-- start --
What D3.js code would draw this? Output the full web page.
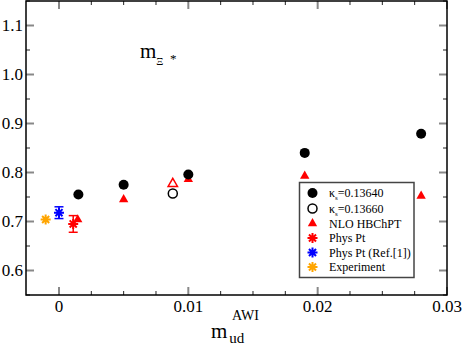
-- end --
-- start --
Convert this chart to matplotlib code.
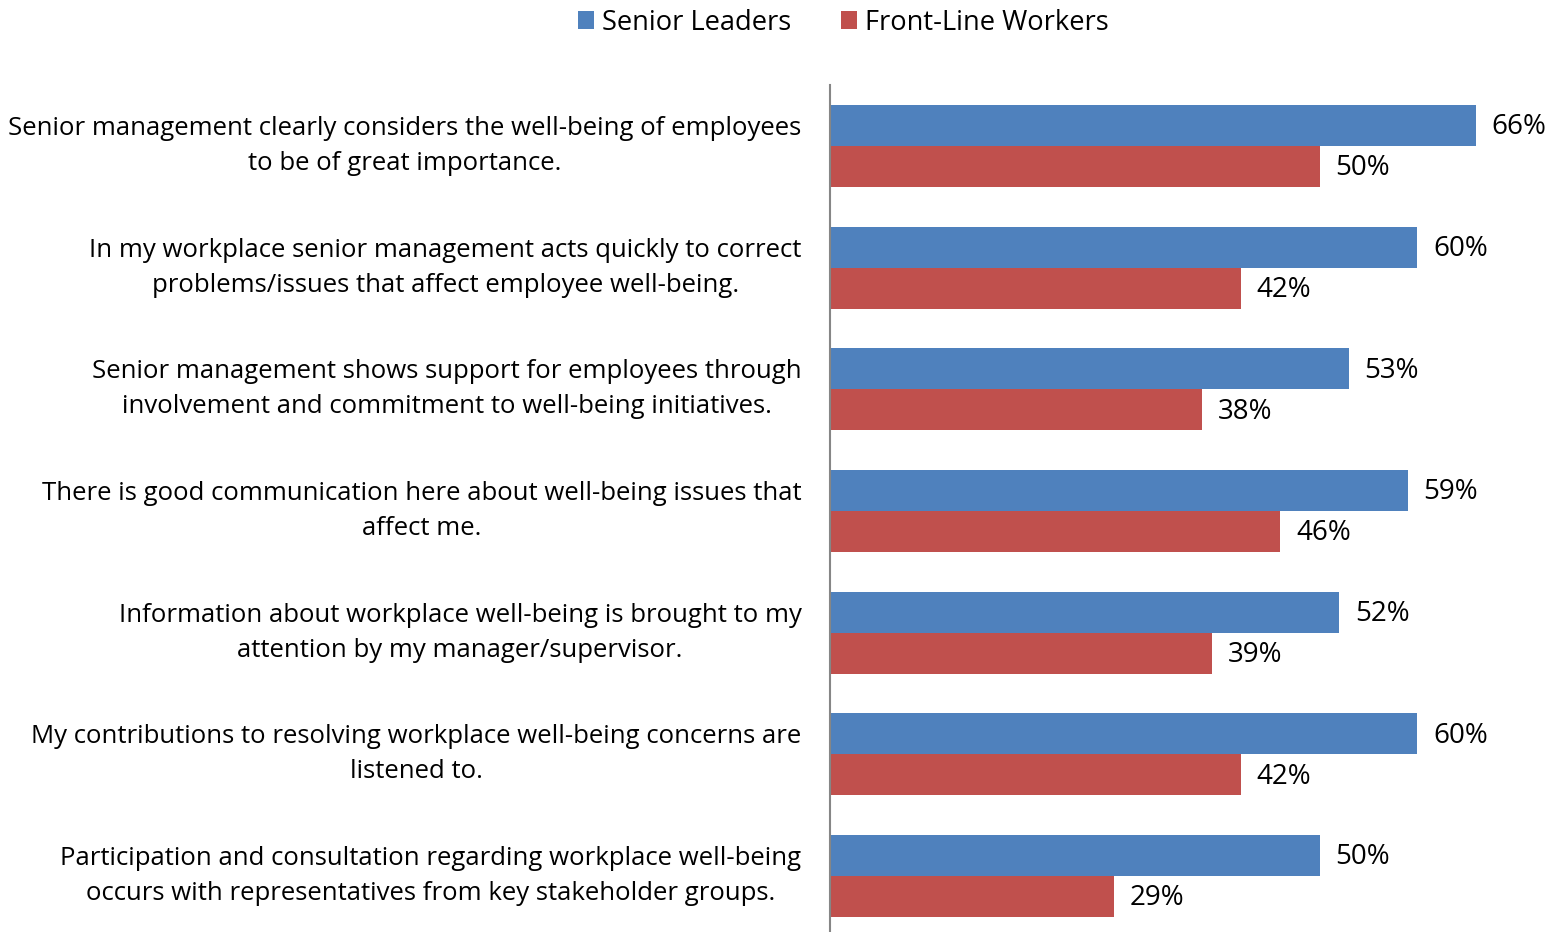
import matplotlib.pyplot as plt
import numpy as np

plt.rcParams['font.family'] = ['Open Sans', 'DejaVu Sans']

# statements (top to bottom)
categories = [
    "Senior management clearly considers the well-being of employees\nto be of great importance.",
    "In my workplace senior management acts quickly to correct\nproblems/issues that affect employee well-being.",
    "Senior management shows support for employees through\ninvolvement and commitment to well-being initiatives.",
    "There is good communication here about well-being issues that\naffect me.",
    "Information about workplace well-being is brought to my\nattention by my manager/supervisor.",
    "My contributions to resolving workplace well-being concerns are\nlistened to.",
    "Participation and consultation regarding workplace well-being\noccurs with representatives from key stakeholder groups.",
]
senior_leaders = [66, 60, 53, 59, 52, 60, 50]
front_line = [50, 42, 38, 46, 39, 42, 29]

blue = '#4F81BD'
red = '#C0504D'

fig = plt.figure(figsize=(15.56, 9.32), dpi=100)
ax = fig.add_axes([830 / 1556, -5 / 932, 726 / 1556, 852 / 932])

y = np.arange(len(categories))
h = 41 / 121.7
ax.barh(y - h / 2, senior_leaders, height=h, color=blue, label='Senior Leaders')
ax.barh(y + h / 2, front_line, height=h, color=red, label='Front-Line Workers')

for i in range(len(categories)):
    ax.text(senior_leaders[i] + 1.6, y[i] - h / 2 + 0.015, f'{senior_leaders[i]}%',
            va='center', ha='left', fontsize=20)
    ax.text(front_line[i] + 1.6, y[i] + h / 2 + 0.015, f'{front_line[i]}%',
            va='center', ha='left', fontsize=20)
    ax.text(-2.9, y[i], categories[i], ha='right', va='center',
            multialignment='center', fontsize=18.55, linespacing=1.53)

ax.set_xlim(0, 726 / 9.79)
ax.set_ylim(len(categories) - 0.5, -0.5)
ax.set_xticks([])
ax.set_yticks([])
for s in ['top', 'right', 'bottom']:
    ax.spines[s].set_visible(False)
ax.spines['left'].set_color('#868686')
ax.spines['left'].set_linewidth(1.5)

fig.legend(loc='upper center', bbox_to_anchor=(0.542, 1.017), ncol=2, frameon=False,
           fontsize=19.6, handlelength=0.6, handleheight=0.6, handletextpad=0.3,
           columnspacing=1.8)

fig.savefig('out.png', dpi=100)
-- end --
-- start --
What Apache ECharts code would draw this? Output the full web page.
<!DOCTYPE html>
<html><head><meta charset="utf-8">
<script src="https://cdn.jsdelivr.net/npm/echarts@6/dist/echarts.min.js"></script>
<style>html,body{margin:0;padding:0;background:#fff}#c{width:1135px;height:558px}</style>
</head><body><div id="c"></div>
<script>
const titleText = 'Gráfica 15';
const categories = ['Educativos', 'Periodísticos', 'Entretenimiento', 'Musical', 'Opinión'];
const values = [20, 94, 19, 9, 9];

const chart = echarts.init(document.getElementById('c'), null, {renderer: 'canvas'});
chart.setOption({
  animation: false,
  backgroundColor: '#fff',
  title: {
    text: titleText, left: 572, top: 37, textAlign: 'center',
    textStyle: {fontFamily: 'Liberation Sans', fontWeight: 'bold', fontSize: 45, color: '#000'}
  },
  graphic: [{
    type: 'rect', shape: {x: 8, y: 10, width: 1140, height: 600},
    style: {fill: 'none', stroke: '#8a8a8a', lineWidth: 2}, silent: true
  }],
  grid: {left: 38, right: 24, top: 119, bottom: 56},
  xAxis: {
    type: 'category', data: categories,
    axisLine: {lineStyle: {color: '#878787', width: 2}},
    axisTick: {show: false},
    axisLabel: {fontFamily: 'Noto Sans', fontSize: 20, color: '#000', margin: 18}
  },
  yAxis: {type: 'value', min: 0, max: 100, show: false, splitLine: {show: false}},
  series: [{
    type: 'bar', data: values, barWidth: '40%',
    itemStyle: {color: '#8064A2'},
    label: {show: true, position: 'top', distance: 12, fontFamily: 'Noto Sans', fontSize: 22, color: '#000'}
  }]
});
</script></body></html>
-- end --
Instructions for the task –
Give back, word for word, only the lines above from the line holding "What Apache ECharts" to the line holding "</script></body></html>", both included.

Solution to the exercise –
What Apache ECharts code would draw this? Output the full web page.
<!DOCTYPE html>
<html><head><meta charset="utf-8">
<script src="https://cdn.jsdelivr.net/npm/echarts@6/dist/echarts.min.js"></script>
<style>html,body{margin:0;padding:0;background:#fff}#c{width:1135px;height:558px}</style>
</head><body><div id="c"></div>
<script>
const titleText = 'Gráfica 15';
const categories = ['Educativos', 'Periodísticos', 'Entretenimiento', 'Musical', 'Opinión'];
const values = [20, 94, 19, 9, 9];

const chart = echarts.init(document.getElementById('c'), null, {renderer: 'canvas'});
chart.setOption({
  animation: false,
  backgroundColor: '#fff',
  title: {
    text: titleText, left: 572, top: 37, textAlign: 'center',
    textStyle: {fontFamily: 'Liberation Sans', fontWeight: 'bold', fontSize: 45, color: '#000'}
  },
  graphic: [{
    type: 'rect', shape: {x: 8, y: 10, width: 1140, height: 600},
    style: {fill: 'none', stroke: '#8a8a8a', lineWidth: 2}, silent: true
  }],
  grid: {left: 38, right: 24, top: 119, bottom: 56},
  xAxis: {
    type: 'category', data: categories,
    axisLine: {lineStyle: {color: '#878787', width: 2}},
    axisTick: {show: false},
    axisLabel: {fontFamily: 'Noto Sans', fontSize: 20, color: '#000', margin: 18}
  },
  yAxis: {type: 'value', min: 0, max: 100, show: false, splitLine: {show: false}},
  series: [{
    type: 'bar', data: values, barWidth: '40%',
    itemStyle: {color: '#8064A2'},
    label: {show: true, position: 'top', distance: 12, fontFamily: 'Noto Sans', fontSize: 22, color: '#000'}
  }]
});
</script></body></html>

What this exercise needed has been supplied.